Rezaii: Ich fühle mich komisch. Wieso ist das so schnell passiert? Wieso ist auf einmal alles kaputt geworden? Die Frauen dürfen nicht mehr rauskommen, sie müssen tragen, was die Taliban bestimmen. Und Zwangsheirat. Und Vergewaltigung. Alles ist natürlich schlecht. Ich fühle mich hier wohl, ich ziehe alles an, was ich will. Ich mache, was ich will. Aber die Frauen dort dürfen nichts, sie dürfen nicht einmal rausgehen.

noe.ORF.at: Ihr Cousin und Ihre Cousine leben in Kabul in einem Haus. Was erzählen sie über die Lage?

Rezaii: Mein Cousin hat erzählt, dass meine Cousine und die Kinder, die Mädchen, nicht raus dürfen, weil die Taliban mit Motorrad hin und herfahren und alles überwachen. Sie gehen gar nicht raus. Mein Cousin ist wegen Lebensmittel rausgegangen und da wurde er angeschossen. Die sagen: „Uns geht es gar nicht gut. Es ist so schlimm hier.“ Sie erzählen, dass niemand auf den Straßen ist. Die Fenster sind alle zu. Die Bilder auf den Straßen, wo Frauen zu sehen sind, das malen sie alles schwarz, damit die Frauen nicht zu sehen sind. Und man sieht keine Menschen und besonders keine Frauen. Weil die Taliban vergewaltigen sie. Die Taliban zwingen sie zur Ehe. Sie wollen das nicht. Sie müssen jetzt eine Burka tragen und dürfen ohne Männer nicht mehr raus.

Westen fliegt Bürger aus Afghanistan aus

Nach wie vor versuchen Hunderttausende verzweifelt, das Afghanistan zu verlassen. Auch 25 Österreicher sollen sich laut Außenministerium noch im Land befinden. Am Flughafen von Kabul ist die Start- und Landebahn wieder geöffnet.
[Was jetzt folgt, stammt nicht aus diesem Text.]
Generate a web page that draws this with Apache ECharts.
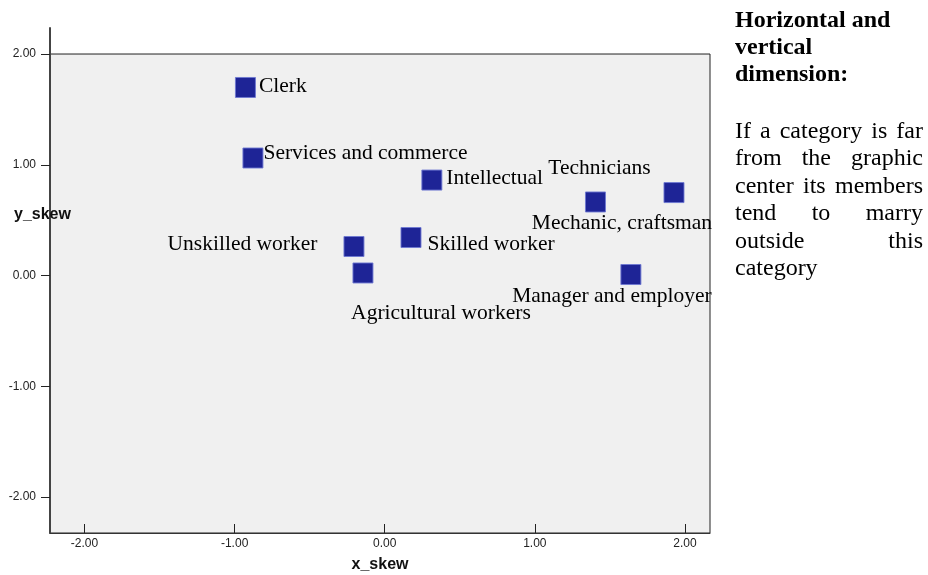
<!DOCTYPE html>
<html>
<head>
<meta charset="utf-8">
<script src="https://cdn.jsdelivr.net/npm/echarts@6/dist/echarts.min.js"></script>
<style>
  html, body { margin: 0; padding: 0; background: #fff; }
  #chart { position: absolute; left: 0; top: 0; width: 928px; height: 575px; }
  #title { position: absolute; left: 735px; top: 6px; width: 188px; font: bold 24px 'Liberation Serif', 'Times New Roman', serif; line-height: 27px; color: #000; text-align: left; }
  #body { position: absolute; left: 735px; top: 117px; width: 188px; font: 24px 'Liberation Serif', 'Times New Roman', serif; line-height: 27.4px; color: #000; text-align: justify; }
</style>
</head>
<body>
<div id="chart"></div>
<div id="title">Horizontal and vertical dimension:</div>
<div id="body">If a category is far from the graphic center its members tend to marry outside this category</div>
<script>
// ---- data ----
const categories = ['Clerk', 'Services and commerce', 'Intellectual', 'Technicians', 'Mechanic, craftsman', 'Manager and employer', 'Unskilled worker', 'Skilled worker', 'Agricultural workers'];
const xSkew = [-0.928, -0.878, 0.314, 1.404, 1.927, 1.640, -0.205, 0.175, -0.145];
const ySkew = [1.698, 1.061, 0.862, 0.664, 0.749, 0.009, 0.262, 0.343, 0.023];
const tickValues = [-2, -1, 0, 1, 2];
const xAxisName = 'x_skew';
const yAxisName = 'y_skew';

// ---- axis ranges & label styling ----
const xMin = -2.23, xMax = 2.167;
const yMin = -2.325, yMax = 2.235, plotTop = 2;
const labelStyles = {
  'Clerk': { position: 'right', distance: 3, offset: [0, -1] },
  'Services and commerce': { position: 'right', distance: 0, offset: [0, -5] },
  'Intellectual': { position: 'right', distance: 4, offset: [0, -2] },
  'Technicians': { position: 'inside', offset: [4, -34] },
  'Mechanic, craftsman': { position: 'inside', offset: [-52, 31] },
  'Manager and employer': { position: 'inside', offset: [-19, 22] },
  'Unskilled worker': { position: 'left', distance: 26, offset: [0, -2] },
  'Skilled worker': { position: 'right', distance: 6, offset: [0, 7] },
  'Agricultural workers': { position: 'inside', offset: [78, 40] }
};

const points = categories.map((n, i) => ({
  name: n,
  value: [xSkew[i], ySkew[i]],
  label: Object.assign({ show: true, formatter: '{b}' }, labelStyles[n])
}));

const chart = echarts.init(document.getElementById('chart'), null, { renderer: 'canvas' });
const sans = "'Liberation Sans', Arial, sans-serif";
const serif = "'Liberation Serif', 'Times New Roman', serif";

chart.setOption({
  animation: false,
  backgroundColor: '#ffffff',
  grid: { left: 50, right: 218, top: 28, bottom: 42, outerBoundsMode: 'none', containLabel: false },
  xAxis: {
    type: 'value', min: xMin, max: xMax, z: 10,
    name: xAxisName, nameLocation: 'middle', nameGap: 24,
    nameTextStyle: { fontFamily: sans, fontWeight: 'bold', fontSize: 16, color: '#111' },
    axisLine: { show: true, onZero: false, lineStyle: { color: '#333', width: 1 } },
    axisTick: { show: true, inside: true, length: 9, customValues: tickValues, lineStyle: { color: '#222' } },
    axisLabel: { customValues: tickValues, formatter: v => v.toFixed(2), fontFamily: sans, fontSize: 12, color: '#222', margin: 5 },
    splitLine: { show: false }
  },
  yAxis: {
    type: 'value', min: yMin, max: yMax, z: 10,
    axisLine: { show: true, onZero: false, lineStyle: { color: '#444', width: 2 } },
    axisTick: { show: true, inside: false, length: 9, customValues: tickValues, lineStyle: { color: '#222' } },
    axisLabel: { customValues: tickValues, formatter: v => v.toFixed(2), fontFamily: sans, fontSize: 12, color: '#222', margin: 14 },
    splitLine: { show: false }
  },
  graphic: [{
    type: 'text', left: 14, top: 207, z: 100,
    style: { text: yAxisName, font: "bold 16px 'Liberation Sans', Arial, sans-serif", fill: '#111' }
  }],
  series: [{
    type: 'scatter',
    symbol: 'rect',
    symbolSize: 20,
    itemStyle: { color: '#1e2496', opacity: 1, borderColor: 'rgba(110,120,210,0.9)', borderWidth: 1 },
    label: { fontFamily: serif, fontSize: 21.5, color: '#000' },
    emphasis: { disabled: true },
    data: points,
    markArea: {
      silent: true,
      itemStyle: { color: '#f0f0f0', opacity: 1, borderColor: '#222', borderWidth: 1 },
      data: [[{ xAxis: xMin, yAxis: yMin }, { xAxis: xMax, yAxis: plotTop }]]
    },
    z: 5
  }]
});
</script>
</body>
</html>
noe.ORF.at: Ich nehme an, Sie haben Angst um Ihre Verwandtschaft.

Rezaii: Ich habe viel Angst. Seit ich das gehört habe, geht es mir wirklich nicht gut. Was sollen sie jetzt machen? Sie werden zwei bis drei Wochen ohne Lebensmittel überleben, aber was sollen sie danach machen? Sie haben keine Zukunft mehr, gar keine Vorstellungen mehr.

noe.ORF.at: Überlegt Ihre Verwandtschaft zu flüchten? Kann man überhaupt flüchten?

Rezaii: Sie wollen flüchten und sie haben auch versucht, in Afghanistan zu bleiben. Zum Beispiel mein Cousin, der angeschossen wurde, hat damals als Soldat für die Regierung gekämpft. Aber er kann nicht mehr, die haben kein Einkommen und kämpfen monatelang irgendwo und bekommen kein Wasser und Essen. Sie wollen flüchten, sie wollen das Land verlassen, weil das Land hat sie nicht ernst genommen. Aber sie können nicht flüchten, weil die Ticketpreise siebenmal teurer geworden sind. Sie haben kein Geld. Und sie können derzeit auch nicht arbeiten.

noe.ORF.at: Was würden Sie sich wünschen?

Rezaii: Ich habe selbst Afghanistan noch nie gesehen und ich habe mir immer gewünscht, irgendwann zurückzugehen in mein Land. Und jetzt… Ich wünsche, dass es ihnen gut geht.